**INFORMATION PROVIDED:**
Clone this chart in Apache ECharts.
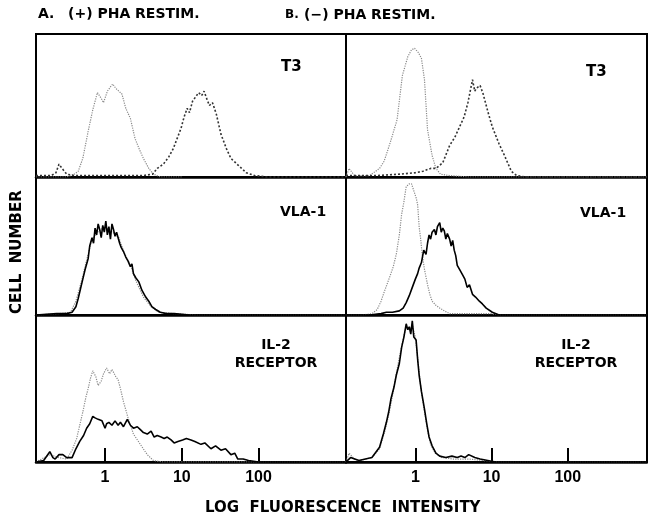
<!DOCTYPE html>
<html><head><meta charset="utf-8">
<script src="https://cdn.jsdelivr.net/npm/echarts@6/dist/echarts.min.js"></script>
<style>html,body{margin:0;padding:0;background:#fff}#c{width:648px;height:527px}</style>
</head><body><div id="c"></div>
<script>
// x values are log10(fluorescence intensity); y values are relative cell number (% of panel height)
const tickValues = [0, 1, 2];
const tickLabels = ['1', '10', '100'];
const panelLabels = ['T3', 'VLA-1', 'IL-2\nRECEPTOR'];
const columnTitles = ['(+) PHA RESTIM.', '(\u2212) PHA RESTIM.'];

// A. (+) PHA, T3
const aT3CtrlX = [-0.9,-0.5,-0.4,-0.35,-0.29,-0.22,-0.16,-0.1,-0.05,-0.02,0.03,0.07,0.1,0.14,0.18,0.22,0.27,0.33,0.39,0.45,0.5,0.57,0.63,0.72,0.85,1.0];
const aT3CtrlY = [0,0,2,4,13,32,47,59,55,52,60,63,65,62,60,58,48,41,27,19,13,6,2,0,0,0];
const aT3PosX = [-0.9,-0.7,-0.64,-0.6,-0.56,-0.5,-0.4,0.0,0.5,0.62,0.68,0.76,0.83,0.89,0.94,0.99,1.03,1.07,1.1,1.14,1.18,1.22,1.26,1.29,1.33,1.36,1.4,1.45,1.51,1.58,1.64,1.7,1.74,1.84,1.95,2.1,3.14];
const aT3PosY = [1,1,3,9,6,2,1,1,1,2,6,9,14,20,27,34,42,48,45,53,56,59,57,60,54,50,52,44,30,20,13,10,8,3,1,0,0];
// B. (-) PHA, T3
const bT3CtrlX = [-0.91,-0.87,-0.8,-0.6,-0.47,-0.41,-0.33,-0.24,-0.17,-0.1,-0.05,-0.01,0.04,0.08,0.12,0.16,0.22,0.27,0.33,0.45,0.7,3.04];
const bT3CtrlY = [0,6,1,1,6,11,24,40,71,84,89,90,87,83,68,33,15,6,2,1,0,0];
const bT3PosX = [-0.91,-0.5,-0.2,0.0,0.1,0.2,0.27,0.36,0.45,0.52,0.58,0.64,0.69,0.72,0.75,0.78,0.8,0.85,0.89,0.95,1.01,1.1,1.17,1.26,1.33,1.45,3.04];
const bT3PosY = [1,1,2,3,4,6,6,10,22,28,35,42,52,60,68,60,62,64,58,46,35,23,15,4,1,0,0];
// A. VLA-1
const aVlaCtrlX = [-0.9,-0.6,-0.45,-0.38,-0.3,-0.23,-0.17,-0.1,0.0,0.1,0.18,0.25,0.33,0.4,0.5,0.6,0.7,0.9,1.2,3.14];
const aVlaCtrlY = [0,1,2,10,26,42,55,60,64,60,56,45,36,25,13,6,2,1,0,0];
const aVlaPosX = [-0.9,-0.63,-0.5,-0.43,-0.38,-0.35,-0.32,-0.29,-0.26,-0.22,-0.2,-0.17,-0.15,-0.13,-0.11,-0.09,-0.07,-0.05,-0.03,-0.01,0.01,0.03,0.05,0.07,0.09,0.11,0.13,0.15,0.17,0.19,0.21,0.24,0.27,0.3,0.33,0.35,0.37,0.4,0.44,0.48,0.53,0.57,0.61,0.66,0.72,0.8,0.9,1.1,1.3,3.14];
const aVlaPosY = [0,1,1,2,6,12,19,26,33,41,50,56,52,63,58,66,62,56,65,60,68,58,64,55,66,62,57,60,61,52,49,46,42,39,35,37,30,27,24,18,13,10,6,4,2,1,1,0,0,0];
// B. VLA-1
const bVlaCtrlX = [-0.91,-0.7,-0.57,-0.5,-0.45,-0.4,-0.34,-0.29,-0.25,-0.21,-0.18,-0.15,-0.12,-0.08,-0.05,-0.02,0.01,0.03,0.05,0.07,0.09,0.12,0.16,0.19,0.22,0.27,0.32,0.38,0.45,0.6,0.8,1.0,1.1,3.04];
const bVlaCtrlY = [0,0,1,4,10,18,27,35,44,58,73,82,93,95,95,90,85,80,64,55,44,33,22,15,10,7,5,3,1,1,1,1,0,0];
const bVlaPosX = [-0.91,-0.6,-0.45,-0.38,-0.3,-0.21,-0.16,-0.12,-0.08,-0.04,0.0,0.03,0.05,0.08,0.11,0.14,0.16,0.18,0.2,0.22,0.25,0.27,0.29,0.32,0.34,0.36,0.38,0.4,0.42,0.45,0.47,0.49,0.51,0.53,0.55,0.58,0.62,0.65,0.68,0.71,0.75,0.79,0.84,0.88,0.93,1.01,1.1,1.3,3.04];
const bVlaPosY = [0,0,1,2,2,3,5,9,14,20,26,30,34,38,47,44,52,58,55,60,62,58,64,67,60,63,61,55,59,55,50,54,47,43,36,33,29,26,20,22,15,13,10,8,5,2,0,0,0];
// A. IL-2 receptor
const aIl2CtrlX = [-0.9,-0.72,-0.6,-0.5,-0.43,-0.37,-0.33,-0.29,-0.25,-0.22,-0.19,-0.16,-0.12,-0.09,-0.05,-0.02,0.02,0.06,0.09,0.11,0.14,0.17,0.2,0.24,0.3,0.37,0.46,0.55,0.63,0.75,3.14];
const aIl2CtrlY = [0,5,3,2,8,16,25,34,44,50,57,62,58,52,55,60,64,60,63,61,58,56,50,41,30,19,12,5,1,0,0];
const aIl2PosX = [-0.9,-0.8,-0.72,-0.68,-0.65,-0.6,-0.55,-0.5,-0.43,-0.38,-0.33,-0.28,-0.24,-0.2,-0.16,-0.13,-0.09,-0.04,0.0,0.02,0.05,0.09,0.13,0.17,0.2,0.24,0.29,0.33,0.37,0.42,0.46,0.5,0.55,0.6,0.64,0.68,0.73,0.77,0.81,0.86,0.9,0.95,1.01,1.06,1.12,1.17,1.25,1.3,1.38,1.44,1.51,1.57,1.64,1.69,1.73,1.8,1.87,2.0,2.2,3.14];
const aIl2PosY = [0,1,7,3,2,5,5,3,3,9,14,18,23,26,31,30,29,28,23,26,27,25,28,25,27,24,29,25,23,24,22,20,19,21,17,18,17,16,17,15,13,14,15,16,15,14,12,13,9,11,8,9,5,6,2,2,1,0,0,0];
// B. IL-2 receptor
const bIl2CtrlX = [-0.91,-0.87,-0.8,-0.74,-0.57,-0.47,-0.4,-0.35,-0.3,-0.25,-0.2,-0.15,-0.12,-0.08,-0.04,0.0,0.04,0.08,0.12,0.16,0.2,0.26,0.35,0.5,0.7,0.9,1.1,3.04];
const bIl2CtrlY = [0,6,2,1,3,9,21,32,45,60,74,86,92,90,93,85,66,47,34,22,12,6,3,2,2,1,0,0];
const bIl2PosX = [-0.91,-0.85,-0.74,-0.57,-0.47,-0.42,-0.38,-0.35,-0.32,-0.28,-0.25,-0.21,-0.18,-0.15,-0.12,-0.1,-0.08,-0.06,-0.04,-0.02,0.01,0.03,0.05,0.08,0.12,0.15,0.18,0.22,0.27,0.32,0.4,0.48,0.55,0.6,0.65,0.7,0.78,0.85,0.95,1.05,3.04];
const bIl2PosY = [0,3,1,3,10,19,27,34,43,51,59,67,78,85,94,90,92,87,96,85,83,70,59,48,36,26,17,11,6,4,3,4,3,4,3,5,3,2,1,0,0];

const zip = (xs, ys) => xs.map((x, i) => [x, ys[i]]);
const panels = [
  {ctrl: zip(aT3CtrlX, aT3CtrlY), pos: zip(aT3PosX, aT3PosY), posDotted: true},
  {ctrl: zip(bT3CtrlX, bT3CtrlY), pos: zip(bT3PosX, bT3PosY), posDotted: true},
  {ctrl: zip(aVlaCtrlX, aVlaCtrlY), pos: zip(aVlaPosX, aVlaPosY)},
  {ctrl: zip(bVlaCtrlX, bVlaCtrlY), pos: zip(bVlaPosX, bVlaPosY)},
  {ctrl: zip(aIl2CtrlX, aIl2CtrlY), pos: zip(aIl2PosX, aIl2PosY)},
  {ctrl: zip(bIl2CtrlX, bIl2CtrlY), pos: zip(bIl2PosX, bIl2PosY)}
];

const rows = [[34, 143], [177, 138], [315, 147]];
const cols = [{left: 36, width: 310, min: -0.9, max: 3.14}, {left: 346, width: 301, min: -0.91, max: 3.04}];
const FONT = '"Liberation Sans", Arial, sans-serif';
const HEAVY = '"DejaVu Sans", "Liberation Sans", sans-serif';

const grid = [], xAxis = [], yAxis = [], series = [];
panels.forEach((p, i) => {
  const r = Math.floor(i / 2), c = i % 2;
  const bottom = r === 2;
  grid.push({left: cols[c].left, width: cols[c].width, top: rows[r][0], height: rows[r][1],
    show: true, borderColor: '#000', borderWidth: 2, backgroundColor: 'transparent'});
  xAxis.push({type: 'value', gridIndex: i, min: cols[c].min, max: cols[c].max,
    splitLine: {show: false},
    axisLine: {show: true, onZero: false, lineStyle: {color: '#000', width: 2.5}},
    axisTick: {show: bottom, inside: true, length: 14, customValues: tickValues, lineStyle: {color: '#000', width: 2}},
    axisLabel: {show: bottom, customValues: tickValues, margin: 8,
      formatter: v => tickLabels[tickValues.indexOf(Math.round(v))] || '',
      color: '#000', fontFamily: FONT, fontWeight: 'bold', fontSize: 16}});
  yAxis.push({type: 'value', gridIndex: i, min: 0, max: 100, show: false});
  series.push({type: 'line', xAxisIndex: i, yAxisIndex: i, data: p.ctrl, showSymbol: false, silent: true,
    lineStyle: {color: '#8a8a8a', width: 1.2, type: 'dotted'}});
  series.push({type: 'line', xAxisIndex: i, yAxisIndex: i, data: p.pos, showSymbol: false, silent: true,
    lineStyle: p.posDotted ? {color: '#333', width: 1.6, type: [2, 2]} : {color: '#000', width: 1.6}});
});

const txt = (x, y, text, size, extra) => ({type: 'text', x: x, y: y, silent: true,
  style: Object.assign({text, fill: '#000', font: 'bold ' + size + 'px ' + HEAVY, verticalAlign: 'middle'}, extra || {})});
const graphic = [
  txt(38, 14, 'A.', 14), txt(68, 14, columnTitles[0], 14),
  txt(285, 15, 'B.', 12), txt(304, 15, columnTitles[1], 14),
  txt(281, 67, panelLabels[0], 15), txt(586, 72, panelLabels[0], 15),
  txt(280, 212, panelLabels[1], 14), txt(580, 213, panelLabels[1], 14),
  txt(276, 354, panelLabels[2], 14, {align: 'center', lineHeight: 18}),
  txt(576, 354, panelLabels[2], 14, {align: 'center', lineHeight: 18}),
  {type: 'text', x: 17, y: 314, rotation: Math.PI / 2, silent: true,
    style: {text: 'CELL  NUMBER', fill: '#000', font: 'bold 15px ' + HEAVY, verticalAlign: 'middle'}},
  txt(205, 508, 'LOG  FLUORESCENCE  INTENSITY', 15)
];

const chart = echarts.init(document.getElementById('c'), null, {renderer: 'canvas'});
chart.setOption({animation: false, backgroundColor: '#fff', grid, xAxis, yAxis, series, graphic});
</script></body></html>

**WORK TO COMPLETE:** Copy exactly the lines running from the beginning of the listing through the line that has "const columnTitles = ['(+)". Drop the pictures.

**RESPONSE TO THIS TASK:**
Clone this chart in Apache ECharts.
<!DOCTYPE html>
<html><head><meta charset="utf-8">
<script src="https://cdn.jsdelivr.net/npm/echarts@6/dist/echarts.min.js"></script>
<style>html,body{margin:0;padding:0;background:#fff}#c{width:648px;height:527px}</style>
</head><body><div id="c"></div>
<script>
// x values are log10(fluorescence intensity); y values are relative cell number (% of panel height)
const tickValues = [0, 1, 2];
const tickLabels = ['1', '10', '100'];
const panelLabels = ['T3', 'VLA-1', 'IL-2\nRECEPTOR'];
const columnTitles = ['(+) PHA RESTIM.', '(\u2212) PHA RESTIM.'];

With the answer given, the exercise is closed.